— begin Available data —
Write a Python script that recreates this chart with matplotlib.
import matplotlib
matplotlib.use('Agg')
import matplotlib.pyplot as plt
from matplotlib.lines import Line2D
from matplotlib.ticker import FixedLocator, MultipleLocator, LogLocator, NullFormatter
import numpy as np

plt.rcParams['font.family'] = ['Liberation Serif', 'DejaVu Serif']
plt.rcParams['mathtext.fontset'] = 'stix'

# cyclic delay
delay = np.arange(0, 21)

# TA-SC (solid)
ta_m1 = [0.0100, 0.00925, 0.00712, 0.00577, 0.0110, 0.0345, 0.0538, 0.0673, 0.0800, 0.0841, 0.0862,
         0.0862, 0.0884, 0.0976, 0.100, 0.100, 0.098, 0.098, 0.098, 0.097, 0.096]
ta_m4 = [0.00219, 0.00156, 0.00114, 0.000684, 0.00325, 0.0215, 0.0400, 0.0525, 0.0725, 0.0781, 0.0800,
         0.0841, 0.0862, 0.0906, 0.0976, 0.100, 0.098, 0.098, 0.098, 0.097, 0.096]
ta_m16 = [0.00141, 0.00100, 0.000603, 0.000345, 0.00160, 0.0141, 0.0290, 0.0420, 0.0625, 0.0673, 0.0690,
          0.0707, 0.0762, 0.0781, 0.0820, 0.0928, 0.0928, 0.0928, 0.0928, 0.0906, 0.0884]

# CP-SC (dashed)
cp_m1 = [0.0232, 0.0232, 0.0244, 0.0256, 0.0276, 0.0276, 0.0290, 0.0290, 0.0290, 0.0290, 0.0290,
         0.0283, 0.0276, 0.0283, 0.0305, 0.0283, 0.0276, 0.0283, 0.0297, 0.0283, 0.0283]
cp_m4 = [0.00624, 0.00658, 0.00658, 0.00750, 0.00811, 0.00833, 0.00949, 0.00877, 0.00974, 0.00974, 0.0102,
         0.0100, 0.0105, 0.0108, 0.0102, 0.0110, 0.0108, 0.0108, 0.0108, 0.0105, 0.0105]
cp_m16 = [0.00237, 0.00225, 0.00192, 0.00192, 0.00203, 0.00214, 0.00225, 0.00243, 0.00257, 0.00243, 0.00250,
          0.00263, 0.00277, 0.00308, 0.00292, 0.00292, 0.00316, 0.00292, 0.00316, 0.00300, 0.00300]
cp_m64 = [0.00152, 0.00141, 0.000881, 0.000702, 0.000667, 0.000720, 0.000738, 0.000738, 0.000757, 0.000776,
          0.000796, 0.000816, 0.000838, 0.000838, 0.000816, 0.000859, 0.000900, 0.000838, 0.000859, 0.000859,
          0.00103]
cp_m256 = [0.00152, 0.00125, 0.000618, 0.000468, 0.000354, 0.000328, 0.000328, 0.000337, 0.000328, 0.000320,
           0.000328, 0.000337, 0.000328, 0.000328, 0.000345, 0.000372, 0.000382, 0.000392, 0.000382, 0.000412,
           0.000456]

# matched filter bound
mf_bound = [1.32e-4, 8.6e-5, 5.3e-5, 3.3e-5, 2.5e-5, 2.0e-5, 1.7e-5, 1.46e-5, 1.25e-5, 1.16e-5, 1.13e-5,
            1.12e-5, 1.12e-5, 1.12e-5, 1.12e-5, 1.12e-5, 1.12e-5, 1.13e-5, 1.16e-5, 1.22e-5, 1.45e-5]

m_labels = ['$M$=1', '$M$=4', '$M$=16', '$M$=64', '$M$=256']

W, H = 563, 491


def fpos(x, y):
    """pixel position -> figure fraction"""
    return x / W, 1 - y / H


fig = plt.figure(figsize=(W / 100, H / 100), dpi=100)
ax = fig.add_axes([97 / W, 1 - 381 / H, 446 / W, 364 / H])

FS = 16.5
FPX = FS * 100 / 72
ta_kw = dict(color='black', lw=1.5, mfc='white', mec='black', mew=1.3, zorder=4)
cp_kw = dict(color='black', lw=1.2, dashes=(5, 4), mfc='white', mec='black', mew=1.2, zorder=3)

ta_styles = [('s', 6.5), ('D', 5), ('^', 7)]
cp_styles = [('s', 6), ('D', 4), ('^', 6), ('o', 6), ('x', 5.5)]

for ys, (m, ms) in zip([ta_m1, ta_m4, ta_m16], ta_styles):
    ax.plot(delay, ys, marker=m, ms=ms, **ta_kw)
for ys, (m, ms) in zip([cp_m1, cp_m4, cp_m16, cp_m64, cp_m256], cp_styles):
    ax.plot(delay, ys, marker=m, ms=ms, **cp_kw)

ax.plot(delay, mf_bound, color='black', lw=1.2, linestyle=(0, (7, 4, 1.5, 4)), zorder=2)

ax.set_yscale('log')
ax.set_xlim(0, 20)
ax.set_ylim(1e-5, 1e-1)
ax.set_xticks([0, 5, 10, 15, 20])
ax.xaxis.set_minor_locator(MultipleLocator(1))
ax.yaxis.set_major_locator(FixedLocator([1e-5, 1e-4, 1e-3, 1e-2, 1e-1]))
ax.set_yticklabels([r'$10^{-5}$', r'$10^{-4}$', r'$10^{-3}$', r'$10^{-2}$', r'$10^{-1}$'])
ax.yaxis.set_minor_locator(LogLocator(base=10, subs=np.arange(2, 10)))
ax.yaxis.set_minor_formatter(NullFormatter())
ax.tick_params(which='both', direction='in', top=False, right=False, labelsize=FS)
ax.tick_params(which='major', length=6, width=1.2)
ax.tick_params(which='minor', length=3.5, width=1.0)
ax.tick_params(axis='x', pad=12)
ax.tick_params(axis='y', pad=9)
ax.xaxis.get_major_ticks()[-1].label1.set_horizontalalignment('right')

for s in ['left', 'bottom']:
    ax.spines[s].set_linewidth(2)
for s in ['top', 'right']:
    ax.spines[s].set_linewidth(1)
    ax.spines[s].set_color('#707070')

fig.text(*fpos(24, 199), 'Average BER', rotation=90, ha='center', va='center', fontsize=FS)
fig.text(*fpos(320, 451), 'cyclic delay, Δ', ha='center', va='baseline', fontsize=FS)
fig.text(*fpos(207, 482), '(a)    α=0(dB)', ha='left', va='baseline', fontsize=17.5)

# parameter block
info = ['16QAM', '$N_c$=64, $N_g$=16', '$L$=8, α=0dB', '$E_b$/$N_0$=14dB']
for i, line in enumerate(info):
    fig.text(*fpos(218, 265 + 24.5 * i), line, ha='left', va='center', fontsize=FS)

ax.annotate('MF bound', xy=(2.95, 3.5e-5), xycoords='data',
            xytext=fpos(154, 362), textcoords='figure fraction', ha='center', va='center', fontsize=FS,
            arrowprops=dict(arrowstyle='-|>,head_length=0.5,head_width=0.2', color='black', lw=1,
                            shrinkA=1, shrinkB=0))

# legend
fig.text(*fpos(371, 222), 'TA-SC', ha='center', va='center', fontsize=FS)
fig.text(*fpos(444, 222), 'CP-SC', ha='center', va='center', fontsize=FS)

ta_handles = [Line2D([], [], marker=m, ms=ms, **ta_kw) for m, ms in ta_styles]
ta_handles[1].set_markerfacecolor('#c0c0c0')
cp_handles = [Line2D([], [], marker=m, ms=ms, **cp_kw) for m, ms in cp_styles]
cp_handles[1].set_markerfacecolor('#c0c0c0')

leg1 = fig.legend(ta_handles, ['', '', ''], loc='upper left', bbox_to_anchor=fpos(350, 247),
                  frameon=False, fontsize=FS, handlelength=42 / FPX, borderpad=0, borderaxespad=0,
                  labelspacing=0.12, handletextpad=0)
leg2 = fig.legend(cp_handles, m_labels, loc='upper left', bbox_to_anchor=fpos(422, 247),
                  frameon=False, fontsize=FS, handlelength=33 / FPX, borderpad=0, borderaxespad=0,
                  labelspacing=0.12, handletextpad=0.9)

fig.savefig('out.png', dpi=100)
— end Available data —
List every line above containing the word "matplotlib".

Write a Python script that recreates this chart with matplotlib.
import matplotlib
matplotlib.use('Agg')
import matplotlib.pyplot as plt
from matplotlib.lines import Line2D
from matplotlib.ticker import FixedLocator, MultipleLocator, LogLocator, NullFormatter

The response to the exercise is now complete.